Le documentaire ‘’Laïcité inch’allah’’, réalisé par Nadia El fani est diffusé dans quelques salles françaises depuis un mois. Le film aborde la question de la laïcité, des mœurs d’un pays en pleine ébullition. Laura a pu le visionner durant une séance du festival ‘’Le Maghreb des films’’ au cinéma Comoedia, à Lyon.
Tourné dans l’urgence d’exprimer une volonté forte, celle d’avoir le choix et la liberté d’exprimer sa non-croyance en l’Islam dans un pays arabe, le film donne dès la première scène sa note authentique : on découvre la réalisatrice, impliquée dans la révolution, cherchant à rejoindre les manifestants de janvier 2011.
Or ces premières images d’un peuple prenant son destin en main, les visages de femmes et d’hommes criant leur droit à la liberté sont inévitablement touchantes. Le spectateur, prit par l’émotion de la révolution, est plongé dans l’ambiance du film et des villes tunisiennes.
Le film a été tourné sept mois avant la révolution, puis au cœur de celle-ci. La réalisatrice cherche à questionner les tunisiens sur leur rapport à la religion, et ce durant une période charnière : celle du ramadan. C’est donc par des ellipses savamment montées que l’on passe de la révolution au ramadan, d’un débat exalté à une conversation intime avec des amis.
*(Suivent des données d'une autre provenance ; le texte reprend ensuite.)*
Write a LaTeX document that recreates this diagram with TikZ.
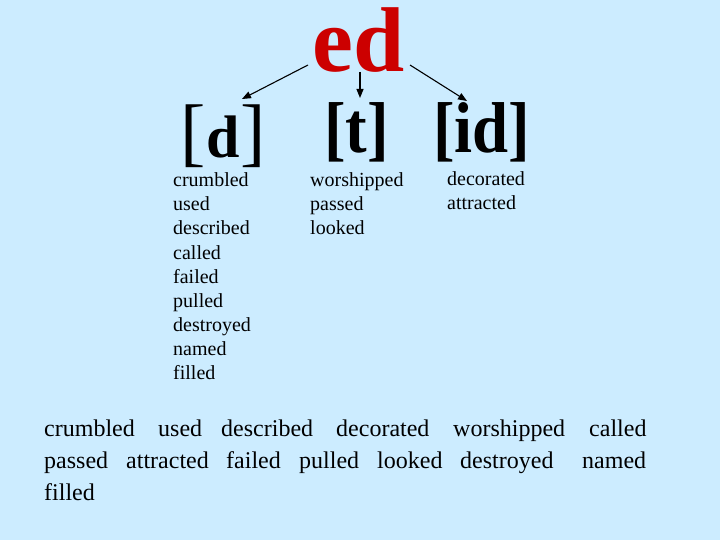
\documentclass[tikz,border=0pt]{standalone}
\usepackage{fontspec}
\setmainfont{Liberation Serif}
\usetikzlibrary{arrows.meta}
\definecolor{bg}{RGB}{204,236,255}
\definecolor{edred}{RGB}{204,0,0}
\tikzset{
  word/.style={anchor=base west, inner sep=0pt, font=\fontsize{20}{20}\selectfont},
  bigword/.style={anchor=base west, inner sep=0pt, font=\fontsize{24}{24}\selectfont},
  ipa/.style={anchor=base west, inner sep=0pt, font=\fontsize{72}{72}\selectfont\bfseries},
  conn/.style={line width=1.1pt, -{Triangle[length=9pt,width=7pt]}}
}
\begin{document}
\begin{tikzpicture}[x=1pt,y=-1pt]
\fill[bg] (0,0) rectangle (720,540);
\useasboundingbox (0,0) rectangle (720,540);

\node[anchor=base west, inner sep=0pt, text=edred, font=\fontsize{92}{92}\selectfont\bfseries] (ed) at (312,72) {ed};

\node[anchor=base west, inner sep=0pt, font=\fontsize{76}{76}\selectfont] (d) at (180,158)
  {[\hspace{1pt}{\fontsize{60}{60}\selectfont\bfseries d}\hspace{1pt}]};
\node[ipa] (t) at (324,153) {\scalebox{0.9}[1]{[t]}};
\node[ipa] (id) at (433,153) {\scalebox{0.9}[1]{[id]}};

\coordinate (s1) at (308,65);
\coordinate (e1) at (242,99);
\coordinate (s2) at (360,72);
\coordinate (e2) at (360,98);
\coordinate (s3) at (410,65);
\coordinate (e3) at (467,101);
\draw[conn] (s1) -- (e1);
\draw[conn] (s2) -- (e2);
\draw[conn] (s3) -- (e3);

\foreach \w [count=\i] in {crumbled,used,described,called,failed,pulled,destroyed,named,filled}
  \node[word] (dw\i) at (173,163+24*\i) {\w};
\foreach \w [count=\i] in {worshipped,passed,looked}
  \node[word] (tw\i) at (310,163+24*\i) {\w};
\foreach \w [count=\i] in {decorated,attracted}
  \node[word] (iw\i) at (447,162+24*\i) {\w};

\foreach \w/\x [count=\i] in {crumbled/44,used/158,described/221,decorated/336,worshipped/453,called/589}
  \node[bigword] (la\i) at (\x,436) {\w};
\foreach \w/\x [count=\i] in {passed/44,attracted/126,failed/226,pulled/299,looked/377,destroyed/460,named/582}
  \node[bigword] (lb\i) at (\x,468) {\w};
\node[bigword] (lc1) at (44,500) {filled};
\end{tikzpicture}
\end{document}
Malgré son expérience dans le genre documentaire la réalisatrice aborde son sujet de manière passionnelle, et interroge les tunisiens en diagonale. Les partisans pour la laïcité font partie de la sphère des intellectuels, d’une classe sociale aisée, quand les réfractaires font partie du petit peuple. Les points de vue, les contradictions, l’hypocrisie sont très intéressants à observer, mais Nadia El fani semble se battre contre des mœurs plus que pour une idée. On regrette le manque de diplomatie de la part de la réalisatrice pour déchiffrer ce qu’est le principe de laïcité dans un pays comme la Tunisie, le peuple assimilant l’idée à l’athéisme et s’insurgeant contre un modèle de démocratie à la française. C’est là que tout le film prend son sens : comment instituer, durant une telle période que celle qu’est en train de vivre le pays, un sentiment de séparation des mœurs publiques et des mœurs privées, sans agiter le drapeau bien-pensant des démocraties occidentales ? Comment donner à un pays sortant d’une révolution l’élan de la construction de sa propre démocratie ? Autant de questions auxquelles Nadia El fani répond par le militantisme et parfois la provocation quand il faudrait commencer par mettre les individus à égalité, et discuter le sens même d’une démocratie ‘’à la tunisienne’’. Le film passe à côté de son sujet, bien qu’il soit d’une beauté remarquable, il pointe maladroitement les rapports du peuple avec sa religion.
Le film a été diffusé premièrement en Tunisie sous le titre ‘’ Ni Allah ni maître’’, des groupes fondamentalistes ont cherché à empêcher sa diffusion, si bien qu’il n’a été que très peu diffusé. A ce titre Nadia El Fani a reconnu : « Quand le film est passé à Tunis, j’ai regretté d’avoir laissé la scène où l’on me voit déjeuner et boire de la bière en plein ramadan. Ça va loin… Pour un jeûneur, la rupture du jeûne est sacrilège. Pour tous les autres, elle est taboue. A l’intérieur du café, le type qui m’interpelle ne s’y trompe pas en me demandant si je filme “la désobéissance”.
Aussi, et malgré les choix artistiques qu’a fait la réalisatrice, il est important de mentionner qu’elle ne peut plus aujourd’hui retourner en Tunisie. En effet deux membres du parti ‘’Enhada’’ ont déposé plainte contre elle pour apostasie, plainte acceptée par le juge. Ou comment, malheureusement après une telle révolution aussi, la liberté d’expression peut être mise à mal.